Ebony takes a pretty high polish if you take just it through the grits and then buff it out.  Avoid super high speeds when buffing - the wood can overheat which can lead to cracks later (credit due to wdcav1952 for that piece of information).  I think CA might help you build a higher gloss though if you want to lean into that process.

Marc


----------



## fiferb

First off, Welcome!

I also recommend learning the CA finish process or any of the other more durable finishes you can learn from perusing the library here. You can get a high gloss finish by buffing but it will not last long and you will wind up with a dull black pen in no time.


----------



## Rifleman1776

You may not need any finish as ebony takes a high sheen with proper sanding and buffing. Experiment with the blank after you have turned to round but before you turn down to the bushings.
Stay away from coarser grits as you begin sanding. You may put in scratches that will be near impossible to get out. And, be sure to turn off lathe and hand sand lengthwise each time you change grits.
After turning, let blanks set out a while, as much as several weeks. This is because ebony has a distressing tendency to crack. Better to lose just the turned blanks than a finished pen after delivery to a customer.


----------



## Munsterlander

Don't know how similar mun ebony is to finishing regular ebony, but coincidentally I'm trying to apply a CA/BLO finish to a mun ebony pen now and it's giving me fits - applied 7-8 coats going light on the BLO and then started around 3200MM to polish it, and immediately had sand through - it was as if none of the CA stayed on (brand new CA, no problems on other pens).

Is mun ebony one of those woods that is best done with just CA?  And if so, could one of you who have good success with just CA and no BLO post a brief summary of how you're applying it?  Thanks!!


----------



## marcruby

Ebony has a lot of oil on its own, so I think BLO just add insults to injury.


----------



## wdcav1952

marcruby said:


> Ebony takes a pretty high polish if you take just it through the grits and then buff it out.  Avoid super high speeds when buffing - the wood can overheat which can lead to cracks later (credit due to wdcav1952 for that piece of information).  I think CA might help you build a higher gloss though if you want to lean into that process.
> 
> Marc



Thanks, Marc.  Not only do you learn by my numerous :beat-up: mistakes, but you have a good memory.:handshake:


----------



## rherrell

Munsterlander said:


> Don't know how similar mun ebony is to finishing regular ebony, but coincidentally I'm trying to apply a CA/BLO finish to a mun ebony pen now and it's giving me fits - applied 7-8 coats going light on the BLO and then started around 3200MM to polish it, and immediately had sand through - it was as if none of the CA stayed on (brand new CA, no problems on other pens).
> 
> Is mun ebony one of those woods that is best done with just CA? And if so, could one of you who have good success with just CA and no BLO post a brief summary of how you're applying it? Thanks!!

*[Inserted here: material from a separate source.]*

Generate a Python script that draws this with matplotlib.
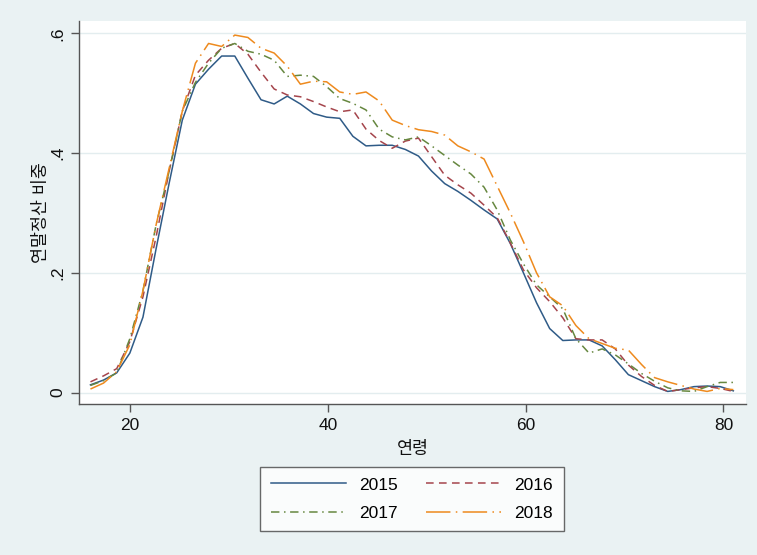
import matplotlib
matplotlib.use("Agg")
import matplotlib.pyplot as plt
import numpy as np

plt.rcParams['font.family'] = ['Liberation Sans', 'Noto Sans CJK KR', 'DejaVu Sans']

# age grid: 50 points from 16 to 81
ages = np.linspace(16, 81, 50)

y2015 = [0.013, 0.021, 0.033, 0.066, 0.126, 0.24, 0.35, 0.455, 0.515, 0.54,
         0.562, 0.562, 0.525, 0.489, 0.482, 0.495, 0.482, 0.466, 0.46, 0.458,
         0.428, 0.412, 0.413, 0.413, 0.406, 0.395, 0.37, 0.349, 0.336, 0.321,
         0.305, 0.29, 0.249, 0.2, 0.15, 0.107, 0.087, 0.088, 0.088, 0.078,
         0.055, 0.03, 0.02, 0.01, 0.002, 0.005, 0.01, 0.011, 0.01, 0.003]
y2016 = [0.018, 0.028, 0.04, 0.085, 0.16, 0.26, 0.37, 0.47, 0.53, 0.555,
         0.575, 0.583, 0.565, 0.535, 0.507, 0.497, 0.494, 0.486, 0.477, 0.469,
         0.472, 0.44, 0.421, 0.408, 0.42, 0.425, 0.394, 0.363, 0.347, 0.333,
         0.313, 0.292, 0.25, 0.205, 0.175, 0.152, 0.125, 0.09, 0.088, 0.088,
         0.073, 0.046, 0.027, 0.012, 0.002, 0.005, 0.008, 0.01, 0.007, 0.002]
y2017 = [0.012, 0.02, 0.033, 0.09, 0.17, 0.28, 0.37, 0.47, 0.518, 0.55,
         0.575, 0.583, 0.57, 0.565, 0.555, 0.528, 0.53, 0.528, 0.511, 0.491,
         0.483, 0.472, 0.44, 0.427, 0.422, 0.427, 0.412, 0.396, 0.38, 0.365,
         0.343, 0.305, 0.255, 0.215, 0.18, 0.16, 0.14, 0.09, 0.066, 0.073,
         0.063, 0.048, 0.032, 0.019, 0.008, 0.003, 0.002, 0.01, 0.017, 0.017]
y2018 = [0.006, 0.016, 0.035, 0.08, 0.17, 0.28, 0.375, 0.47, 0.55, 0.583,
         0.578, 0.597, 0.593, 0.575, 0.567, 0.545, 0.515, 0.52, 0.519, 0.502,
         0.498, 0.502, 0.487, 0.455, 0.446, 0.439, 0.436, 0.43, 0.412, 0.402,
         0.39, 0.345, 0.3, 0.252, 0.2, 0.16, 0.145, 0.112, 0.09, 0.082,
         0.074, 0.071, 0.047, 0.025, 0.018, 0.012, 0.006, 0.002, 0.007, 0.005]

bg = '#eaf2f3'
fig = plt.figure(figsize=(7.57, 5.55), dpi=100, facecolor=bg)
ax = fig.add_axes([79/757, 1-404/555, (746-79)/757, (404-21)/555])
ax.set_facecolor('white')

lw = 1.1
l15, = ax.plot(ages, y2015, color='#2f5b87', lw=lw, label='2015')
l16, = ax.plot(ages, y2016, color='#a5454c', lw=lw, dashes=(5, 3.5), label='2016')
l17, = ax.plot(ages, y2017, color='#66873f', lw=lw, dashes=(5.5, 3, 1, 3), label='2017')
l18, = ax.plot(ages, y2018, color='#ee8a1e', lw=lw, dashes=(16, 3.5, 1, 3.5), label='2018')

ax.set_xlim(14.84, 82.28)
ax.set_ylim(-0.019, 0.6205)
ax.set_xticks([20, 40, 60, 80])
ax.set_yticks([0, 0.2, 0.4, 0.6])
ax.set_yticklabels(['0', '.2', '.4', '.6'], rotation=90, va='center')
ax.grid(axis='y', color='#e3edef', lw=1.0)
ax.set_axisbelow(True)

for s in ['top', 'right']:
    ax.spines[s].set_visible(False)
for s in ['left', 'bottom']:
    ax.spines[s].set_color('#555555')
    ax.spines[s].set_linewidth(1.0)
ax.tick_params(axis='both', length=6, width=1.0, color='#555555',
               labelsize=12.5, labelcolor='#111111', pad=4)

ax.set_xlabel('연령', fontsize=12.5, labelpad=6, color='#111111')
ax.set_ylabel('연말정산 비중', fontsize=12.5, labelpad=1, color='#111111')

# rows: 2015 2016 / 2017 2018 (matplotlib fills by column)
leg = ax.legend([l15, l17, l16, l18], ['2015', '2017', '2016', '2018'],
                loc='upper center', bbox_to_anchor=(412/757, 1-467/555),
                bbox_transform=fig.transFigure, ncol=2, fontsize=12.5,
                frameon=True, fancybox=False, edgecolor='#444444',
                handlelength=4.3, handletextpad=0.8, columnspacing=1.6,
                borderpad=0.6, labelspacing=0.75, borderaxespad=0)
leg.get_frame().set_linewidth(1.0)

fig.savefig('out.png', dpi=100, facecolor=bg)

Mike, get one of those adjustable lights and attach it to your lathe so it shines DIRECTLY overhead. Turn on the lathe and you'll notice a shiney line on top of the spinning blank. Sand until that shiney line JUST dissapears then STOP. You'll never have sand through again!:wink:


----------



## cyborgcnc

-As I have used ebony for many a fretboard when I build my guitars, ebony will in fact buff to a very high shine, with no finish at all.

However, like others have said here, be it that there is no finish on it, over time, it will dull out, cause there is nothing protecting the bare wood (there is not finish on any fret boards, and in fact this is exactly what happens).

If you want the finish to last, use a CA finish.  It will give you a very durable surface, and when polished with Micro-Mesh, then with fine rubbing compound, finishing with some carnuba wax, will provide you with a glass like and very shiny surface.

Sends us some pics when you are done....


----------